Our economy… and the global one.

Yesterday’s news was full of gloomy predictions of virtually no economic growth both globally and within the UK. Commentators, and ‘experts’ alike seemed at a loss to know why this is happening, especially when countries like the UK are following ‘expert’ advice.
However, I feel both mystified and frustrated by the ‘experts” perplexity.
In the summer of 2008, at the start of the global recession, what I was watching was the increasing price of oil on the world markets. The global demand for oil has grown alongside economic activity for many decades. There have been attempts to show that we can achieve economic growth without increased energy use, but the connection has never really been broken.
Indeed, recent recessions in the 1970s and the 1990s have coincided with tightness in the oil supply. Even back in the 1920s and 30s energy availability was a factor in the depression – though it was coal supply that was constrained, not oil. After the second world war, growth resumed as increasing supplies of oil began flowing from the US.
So ‘Why did the banks crash in 2008?’ The common answer is that borrowers began to default on those sub-prime loans. But no one seems to ask why the defaults occurred just then?
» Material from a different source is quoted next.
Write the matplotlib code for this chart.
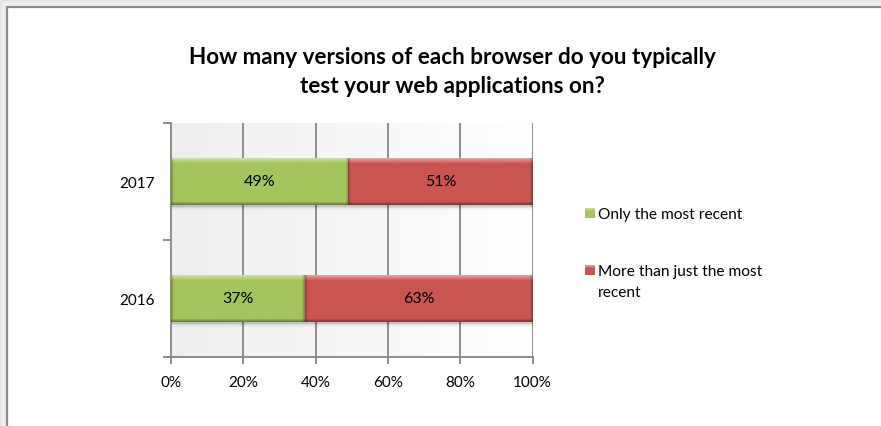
import numpy as np
import matplotlib
matplotlib.use("Agg")
import matplotlib.pyplot as plt
from matplotlib.patches import Rectangle
from matplotlib.colors import to_rgb

plt.rcParams['font.family'] = ['Lato', 'DejaVu Sans']

years = ["2016", "2017"]
only_recent = [37, 49]
more_than_recent = [63, 51]
series_names = ["Only the most recent", "More than just the most\nrecent"]
series_colors = ["#a4c45c", "#cb5550"]
title = "How many versions of each browser do you typically\ntest your web applications on?"

W, H = 881, 427
fig = plt.figure(figsize=(W / 100, H / 100), dpi=100)
fig.patch.set_facecolor("white")

# Outer chart frame with a soft shadow to the top and left
bg = fig.add_axes([0, 0, 1, 1], zorder=-10)
bg.set_xlim(0, W)
bg.set_ylim(H, 0)
bg.axis("off")
sh = np.linspace(0.90, 0.96, 8)
for i, g in enumerate(sh):
    bg.add_patch(Rectangle((i, i), W, 8 - i, color=(g, g, g), lw=0))
    bg.add_patch(Rectangle((i, i), 7 - i, H, color=(g, g, g), lw=0))
bg.add_patch(Rectangle((7, 8), W, H, facecolor="white", edgecolor="#8c8c8c", lw=1.6))

ax = fig.add_axes([171 / W, 69 / H, 361.5 / W, 234 / H])
ax.set_xlim(0, 100)
ax.set_ylim(-0.5, 1.5)

# Plot area background: horizontal gradient light gray -> white
grad = np.linspace(0.935, 1.0, 256)
img = np.dstack([grad, grad, grad]).repeat(2, axis=0)
ax.imshow(img, extent=(0, 100, -0.5, 1.5), aspect="auto", zorder=0, interpolation="bilinear")

for x in range(20, 101, 20):
    ax.axvline(x, color="#868686", lw=1.3, zorder=1)

bar_h = 0.40
ypos = np.arange(len(years))


def bevel_image(color, w_px, h_px):
    base = np.array(to_rgb(color))
    rows = max(int(h_px), 2)
    cols = max(int(w_px), 2)
    im = np.ones((rows, cols, 3)) * base
    r = np.arange(rows)
    c = np.arange(cols)
    # light highlight along top edge
    top = np.clip(1 - r / 5.0, 0, 1)[:, None] * 0.45
    # darker band along bottom edge
    bot = np.clip(1 - (rows - 1 - r) / 3.0, 0, 1)[:, None] * 0.35
    # darker strips on left/right edges
    side = (np.clip(1 - c / 2.5, 0, 1) + np.clip(1 - (cols - 1 - c) / 3.0, 0, 1))[None, :] * 0.25
    im = im + (1 - im) * top[:, :, None]
    im = im * (1 - bot[:, :, None])
    im = im * (1 - side[:, :, None])
    return np.clip(im, 0, 1)


px_per_x = 361.5 / 100
px_per_y = 234 / 2.0
for vals, lefts, color in [
    (only_recent, [0] * len(years), series_colors[0]),
    (more_than_recent, only_recent, series_colors[1]),
]:
    for y, v, l in zip(ypos, vals, lefts):
        # soft drop shadow beneath each segment
        for k, a in enumerate([0.10, 0.07, 0.04]):
            ax.add_patch(Rectangle((l + 0.2, y - bar_h / 2 - (k + 1) * 1.6 / px_per_y), v,
                                   bar_h, color="black", alpha=a, lw=0, zorder=2))
        ax.barh(y, v, left=l, height=bar_h, color=color, zorder=3, lw=0)
        ax.imshow(bevel_image(color, v * px_per_x, bar_h * px_per_y),
                  extent=(l, l + v, y - bar_h / 2, y + bar_h / 2), aspect="auto",
                  zorder=4, interpolation="bilinear")
        ax.text(l + v / 2, y, f"{v}%", ha="center", va="center", fontsize=11.5,
                color="black", zorder=5)

ax.set_xlim(0, 100)
ax.set_ylim(-0.5, 1.5)

ax.set_xticks(range(0, 101, 20))
ax.set_xticklabels([f"{x}%" for x in range(0, 101, 20)], fontsize=11)
ax.set_yticks(ypos)
ax.set_yticklabels(years, fontsize=11)
ax.tick_params(axis="y", length=0, pad=12)
ax.set_yticks([-0.5, 0.5, 1.5], minor=True)
ax.tick_params(axis="y", which="minor", length=6, color="#868686", width=1.3)
ax.tick_params(axis="x", length=5, color="#868686", width=1.3, pad=8)

for s in ["top", "right"]:
    ax.spines[s].set_visible(False)
for s in ["left", "bottom"]:
    ax.spines[s].set_color("#868686")
    ax.spines[s].set_linewidth(1.3)

fig.text(452 / W, 1 - 72 / H, title, ha="center", va="center", fontsize=16.2,
         fontweight="bold", linespacing=1.45)


def key_square(color, w_px, h_px):
    base = np.array(to_rgb(color))
    im = np.ones((int(h_px), int(w_px), 3)) * base
    r = np.arange(int(h_px))
    top = np.clip(1 - r / 3.0, 0, 1)[:, None, None] * 0.4
    return np.clip(im + (1 - im) * top, 0, 1)


# Legend: colour key squares with their series names
leg_rows = [214, 271]
for name, color, yy in zip(series_names, series_colors, leg_rows):
    bg.imshow(key_square(color, 10, 10), extent=(585, 595, yy + 5, yy - 5),
              aspect="auto", interpolation="bilinear", zorder=5)
    bg.text(598, yy - 6, name, ha="left", va="top", fontsize=11.2, linespacing=1.6, zorder=6)
bg.set_xlim(0, W)
bg.set_ylim(H, 0)

fig.savefig("out.png", dpi=100)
Isn’t the answer that as the oil price rose during 2008, more of people’s income – and businesses’ costs – went on fuel? As a result their ability to repay debt fell, and defaults began.
Like a child, let’s ask that ‘why’ question again: “Why did oil prices rise just then?” Previous highs in oil prices had occurred when supplies were constrained through political action (OPEC, 1970s) or war (Iraq, 1990s). There was nothing like this happening in 2008.
But the supplies were still constrained. As a finite resource, oil has to be found before it can be extracted. And each oil well, and oil-rich area, will have a pattern of oil flowing from it – starting from nothing, growing to a maximum and down again to nothing. Globally the same will be true. And there are more and more experts who say that the global maximum has either happened or will do soon.
So if I – and others who accept this scenario – are right, what do we need to do, locally, nationally and globally to get our economy back on an even keel?
Keeping the oil price down, will help stabilise the economy. The recent release of strategic oil reserves by the US, UK and others will have helped do this. But the long term solution to stable, lower oil prices will be to reduce our demand for oil to below the supply limit. We need to wean ourselves off oil.
Reducing our energy demand and investing in alternatives are the two key ways to do this. And the sooner we start the easier it will be.
It’s not rocket science, and many others have thought about this. For those new to this, the Transition Town movement and Colin Campbell’s Depletion Protocol are good places to start.
Meanwhile I’m looking forward to hearing what a no growth society might be like at the talk at the Quaker Meeting House in Derby on 24th September (7pm) by Mike Payne “Prosperity without Growth”.